Mrs. Dunwoody: I should be delighted, as the hon. Gentleman has been a real asset to the debate.

Chris Huhne: I am grateful to the hon. Lady. I agree that we are talking about the rights of British citizens. However, does she agree that those rights are just as important when citizens are outside the country as when they are here? After all, this House has voted in the past to go to war to defend the rights of British citizens abroad. We now have the ability, in part as a result of this treaty, to ensure that there are minimum legal standards for the three quarters of a million British citizens who live in the EU. Does she not agree that those people have rights as well?

Mrs. Dunwoody: I am convinced that the UK has the right to defend its citizens wherever they are. From the age of 16, I lived in perhaps eight or 10 different countries. I had no difficulty conforming with the laws of whichever society I was living in.
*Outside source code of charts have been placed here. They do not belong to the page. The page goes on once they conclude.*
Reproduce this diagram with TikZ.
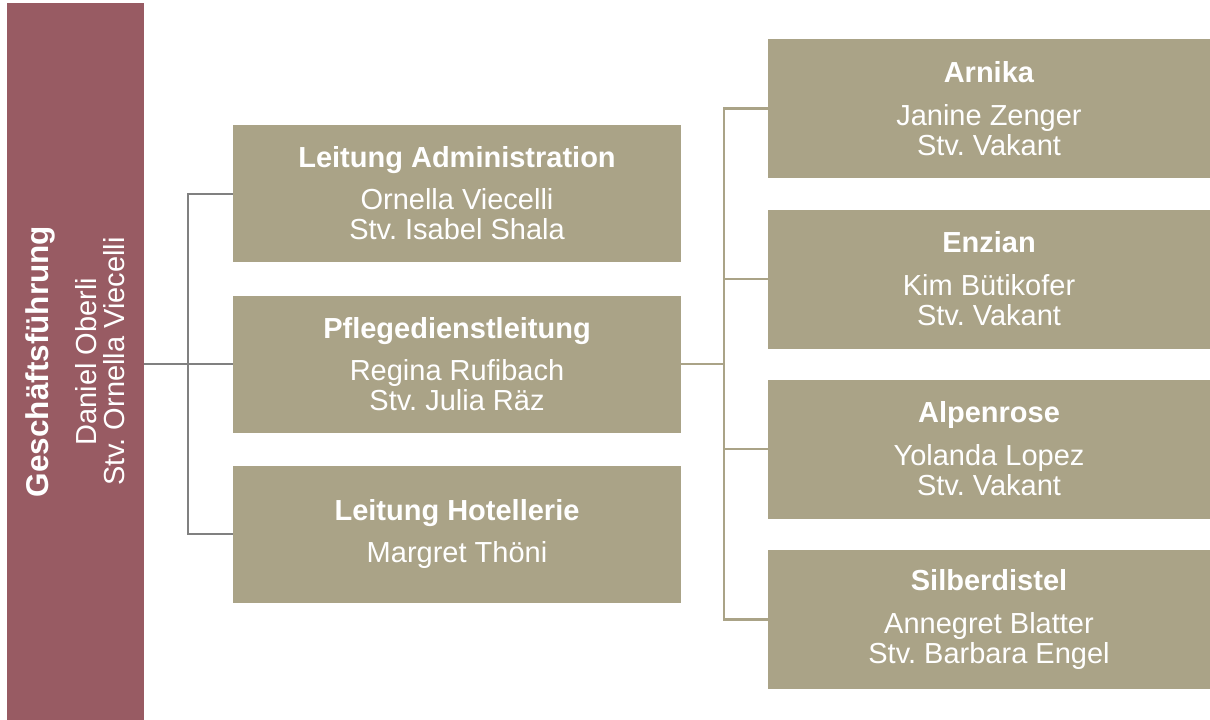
\documentclass[tikz,border=0pt]{standalone}
\usepackage{fontspec}
\setmainfont{Liberation Sans}
\usetikzlibrary{positioning}
\definecolor{color_gf}{RGB}{152,91,99}
\definecolor{color_unit}{RGB}{170,163,135}
\definecolor{color_line}{RGB}{128,128,128}
\frenchspacing
\begin{document}
\begin{tikzpicture}[x=1pt,y=-1pt,
every node/.style={text=white,align=center,inner sep=0pt,
  font=\fontsize{29}{30}\selectfont},
gfbox/.style={fill=color_gf,minimum width=717pt,minimum height=137pt},
midbox/.style={fill=color_unit,minimum width=448pt,minimum height=137pt},
rightbox/.style={fill=color_unit,minimum width=442pt,minimum height=139pt},
conn_grey/.style={draw=color_line,line width=2pt},
conn_tan/.style={draw=color_unit,line width=2.5pt}]
\useasboundingbox (0,0) rectangle (1210,720);
% GESCHAEFTSFUEHRUNG
\node[gfbox,rotate=90] (gf) at (75.5,361.5)
  {{\fontsize{31.5}{30}\selectfont\textbf{Geschäftsführung}}\\[18pt]Daniel Oberli\\[-2pt]Stv. Ornella Viecelli};
% LEITUNGEN
\node[midbox] (adm) at (457,193.5)
  {\textbf{Leitung Administration}\\[12pt]Ornella Viecelli\\Stv. Isabel Shala};
\node[midbox] (pdl) at (457,364)
  {\textbf{Pflegedienstleitung}\\[12pt]Regina Rufibach\\Stv. Julia Räz};
\node[midbox] (hot) at (457,534)
  {\textbf{Leitung Hotellerie}\\[12pt]Margret Thöni};
% ABTEILUNGEN
\node[rightbox] (arn) at (989,108.5)
  {\textbf{Arnika}\\[13pt]Janine Zenger\\Stv. Vakant};
\node[rightbox] (enz) at (989,279)
  {\textbf{Enzian}\\[13pt]Kim Bütikofer\\Stv. Vakant};
\node[rightbox] (alp) at (989,449)
  {\textbf{Alpenrose}\\[13pt]Yolanda Lopez\\Stv. Vakant};
\node[rightbox] (sil) at (989,619.5)
  {\textbf{Silberdistel}\\[13pt]Annegret Blatter\\Stv. Barbara Engel};
% VERBINDUNGEN
\coordinate (jl) at (188,364);
\coordinate (jr) at (724,364);
\draw[conn_grey] (gf.south |- jl) -- (pdl.west);
\draw[conn_grey] (adm.west) -| (jl) |- (hot.west);
\draw[conn_tan] (pdl.east) -- (jr);
\draw[conn_tan] (arn.west) -| (jr) |- (sil.west);
\draw[conn_tan] (enz.west) -| (jr);
\draw[conn_tan] (alp.west) -| (jr);
\end{tikzpicture}
\end{document}
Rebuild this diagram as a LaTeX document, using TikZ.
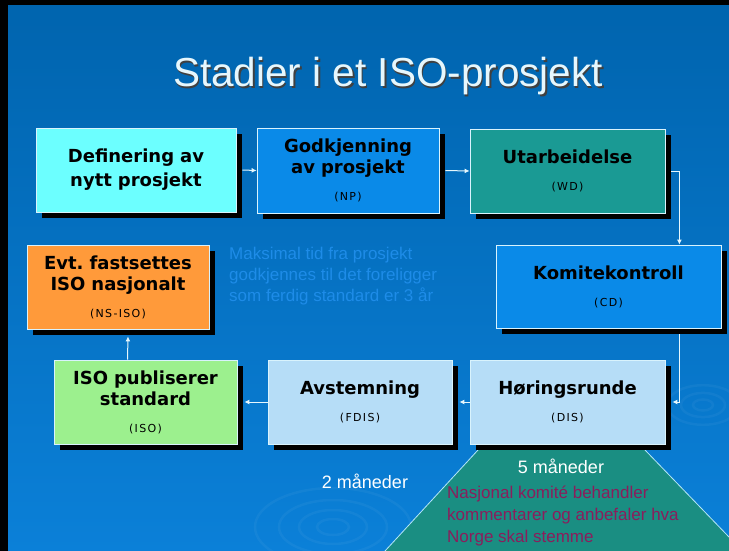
\documentclass[tikz,border=0pt]{standalone}
\usepackage{fontspec}
\setmainfont{Liberation Sans}
\newfontfamily\boxfont{DejaVu Sans}
\usetikzlibrary{arrows.meta, positioning}

\definecolor{bgtop}{HTML}{0064AE}
\definecolor{bgbot}{HTML}{0B80D8}
\definecolor{cyanbox}{HTML}{6CFFFF}
\definecolor{bluebox}{HTML}{0A8AE8}
\definecolor{tealbox}{HTML}{1A9A94}
\definecolor{orangebox}{HTML}{FF9A3A}
\definecolor{greenbox}{HTML}{9CF08E}
\definecolor{palebox}{HTML}{B6DDF7}
\definecolor{fanteal}{HTML}{1A8E82}
\definecolor{notemag}{HTML}{8A1E5C}
\definecolor{noteblue}{HTML}{1E8CE8}

\pgfdeclarelayer{slide}
\pgfdeclarelayer{shadow}
\pgfsetlayers{slide,shadow,main}

\newcommand{\abbr}[1]{\\[3pt]{\fontsize{11}{13}\selectfont\mdseries\addfontfeature{LetterSpace=12}#1}}

\tikzset{
  stage/.style={draw=white!85!cyan, line width=0.8pt, inner sep=0pt,
    align=center, text=black,
    font=\boxfont\bfseries\fontsize{18}{24}\selectfont},
  flow/.style={draw=white!90!cyan, line width=1pt, -{Latex[length=5pt,width=5pt]}},
  ripple/.style={draw=white, opacity=0.045, line width=2.5pt}
}

\begin{document}
\begin{tikzpicture}[x=1pt, y=-1pt]
  \useasboundingbox (0,0) rectangle (729,551);
  \begin{pgfonlayer}{slide}
    % slide background
    \shade[top color=bgtop, bottom color=bgbot] (0,0) rectangle (729,551);
    \fill[black] (0,0) rectangle (8,551);
    \fill[black] (0,0) rectangle (729,5);
    % ripples
    \begin{scope}
      \clip (8,5) rectangle (729,551);
      \foreach \r in {10,22,36}
        \draw[ripple] (703,405) ellipse ({\r} and {0.55*\r});
      \foreach \r in {16,34,54,78}
        \draw[ripple] (333,527) ellipse ({\r} and {0.5*\r});
    \end{scope}
    % fan under the DIS stage
    \fill[fanteal] (478,450) -- (645,450) -- (729,537) -- (729,551) -- (385,551) -- cycle;
    \draw[white!70!cyan, line width=0.8pt] (385,551) -- (478,450);
    \draw[white!70!cyan, line width=0.8pt] (645,450) -- (729,537);
  \end{pgfonlayer}

  % title
  \node (title) [anchor=base, font=\fontsize{40.5}{44}\selectfont] at (388,87)
    {\rlap{\hspace{1.6pt}\raisebox{-1.6pt}{\textcolor{black!75}{Stadier i et ISO-prosjekt}}}\textcolor{white!90!cyan}{Stadier i et ISO-prosjekt}};

  % stages
  \node (s1) [stage, fill=cyanbox, minimum width=200pt, minimum height=84pt, text width=192pt] at (136,170)
    {Definering av\\nytt prosjekt};
  \node (s2) [stage, fill=bluebox, minimum width=182pt, minimum height=85pt, text width=176pt] at (348,170.5)
    {Godkjenning\\[-3pt]av prosjekt\abbr{(NP)}};
  \node (s3) [stage, fill=tealbox, minimum width=195pt, minimum height=84pt, text width=188pt] at (567.5,171)
    {Utarbeidelse\abbr{(WD)}};
  \node (s4) [stage, fill=bluebox, minimum width=225pt, minimum height=83pt, text width=218pt] at (608.5,286.5)
    {Komitekontroll\abbr{(CD)}};
  \node (s5) [stage, fill=orangebox, minimum width=182pt, minimum height=84pt, text width=176pt] at (118,287)
    {Evt.\ fastsettes\\[-3pt]ISO nasjonalt\abbr{(NS-ISO)}};
  \node (s6) [stage, fill=greenbox, minimum width=183pt, minimum height=84pt, text width=177pt] at (145.5,402)
    {ISO publiserer\\[-3pt]standard\abbr{(ISO)}};
  \node (s7) [stage, fill=palebox, minimum width=184pt, minimum height=84pt, text width=178pt] at (360,402)
    {Avstemning\abbr{(FDIS)}};
  \node (s8) [stage, fill=palebox, minimum width=195pt, minimum height=84pt, text width=188pt] at (567.5,402)
    {Høringsrunde\abbr{(DIS)}};

  % shadows
  \begin{pgfonlayer}{shadow}
    \foreach \s in {s1,s2,s3,s4,s5,s6,s7,s8}
      \fill[black] ([shift={(6pt,-6pt)}]\s.north west) rectangle ([shift={(6pt,-6pt)}]\s.south east);
  \end{pgfonlayer}

  % notes
  \node (tid) [anchor=north west, inner sep=0pt, align=left, text=noteblue,
    font=\fontsize{17}{21}\selectfont] at (229,247)
    {Maksimal tid fra prosjekt\\godkjennes til det foreligger\\som ferdig standard er 3 år};
  \node (m2) [text=white, font=\fontsize{18}{22}\selectfont] at (365,481) {2 måneder};
  \node (m5) [text=white, font=\fontsize{18}{22}\selectfont] at (561,466) {5 måneder};
  \node (kom) [anchor=north west, inner sep=0pt, align=left, text=notemag,
    font=\fontsize{17}{22}\selectfont] at (447,486)
    {Nasjonal komité behandler\\kommentarer og anbefaler hva\\Norge skal stemme};

  % flow
  \draw[flow] ([xshift=6pt]s1.east) -- (s2.west);
  \draw[flow] ([xshift=6pt]s2.east) -- (s3.west);
  \draw[flow] ([xshift=6pt]s3.east) -| ([xshift=-42pt]s4.north east);
  \draw[flow] ([xshift=-42pt, yshift=-6pt]s4.south east) |- ([xshift=7pt]s8.east);
  \draw[flow] (s8.west) -- ([xshift=7pt]s7.east);
  \draw[flow] (s7.west) -- ([xshift=7pt]s6.east);
  \draw[flow] ([xshift=-18pt]s6.north) -- ([xshift=10pt, yshift=-7pt]s5.south);
\end{tikzpicture}
\end{document}
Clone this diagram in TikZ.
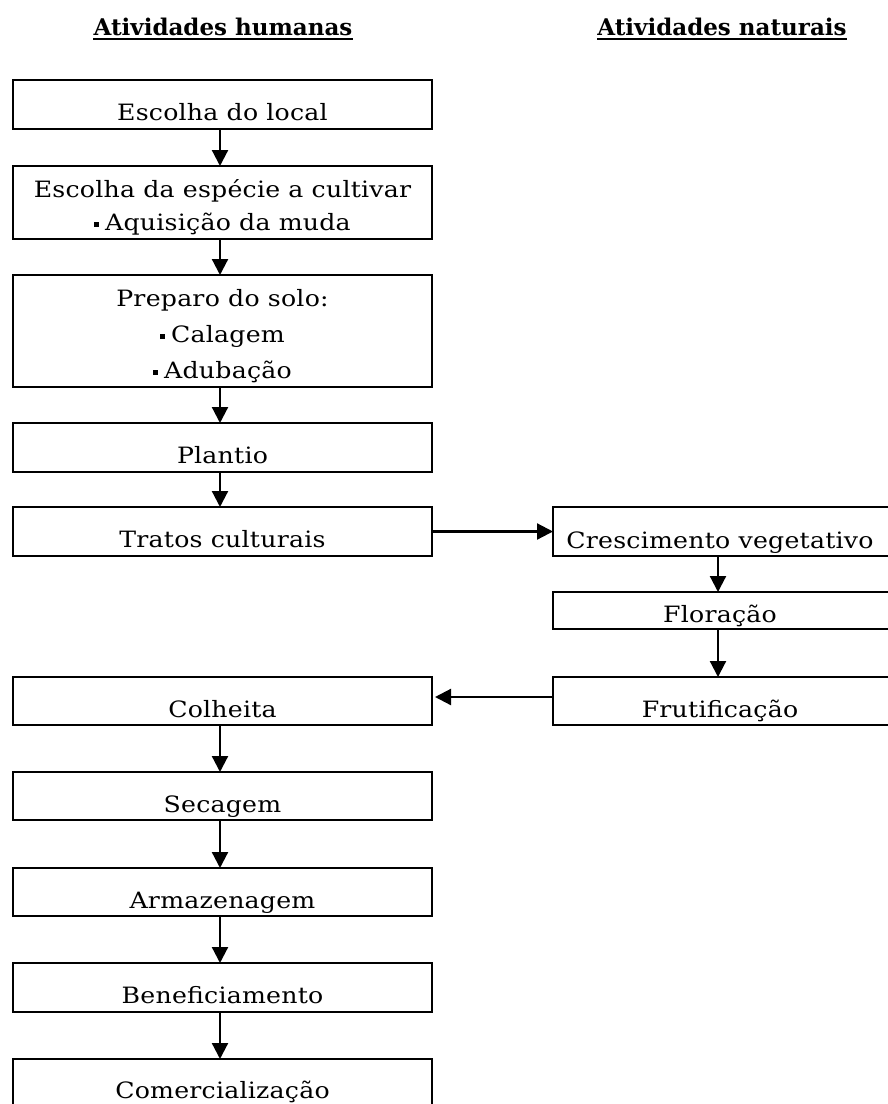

If I contravened those laws, I expected to pay some penalty, but I also expected, if needs be, to be able to ask the UK Government to come to my defence. However, none of that gives me the right, in this House, to vote away the fundamental rights of the British people.

Mr. Shepherd: The hon. Lady has touched on something that all of us in the Chamber understand. The importance of our justice system is that everyone in this realm, this United Kingdom, who comes within its jurisdiction is, one way or another, able to grasp what the law is. We expect, through the aegis of this House of Commons, to be able to defend our historical and traditional rights under the common law. They go back nearly a thousand years, and they are essential to our very sense of liberty. That may not weigh so strongly with the near-leader of the Liberal Democrat, but it is profoundly important to me and my colleagues.

We understand our legal system and trial by jury, but they are not common to the whole of Europe. We are trying to understand why the Government are prepared for the possibility that the process of consensus will—or may, or could—cause the changes proposed in the treaty to come about. That is why these debates are important—as my honourable friend, the hon. Member for Crewe and Nantwich (Mrs. Dunwoody), has said.


Mrs. Dunwoody: I am grateful to the hon. Gentleman. His commitment to the rights of UK citizens is clear in everything that he says. When we are elected to this House, we have one simple responsibility—to make the law. We try to do that as well as we can: when we make mistakes, we examine what went wrong; when we pass bad laws, we try to alter them. That is what we who are elected to this House do, and I do not accept even the concept that a supranational prosecutor can tell the UK Government that they have not prosecuted EC law sufficiently.

To me, that is simple effrontery. I sat in the European Parliament for year after year, and I never heard the Commission take the question of fraud seriously.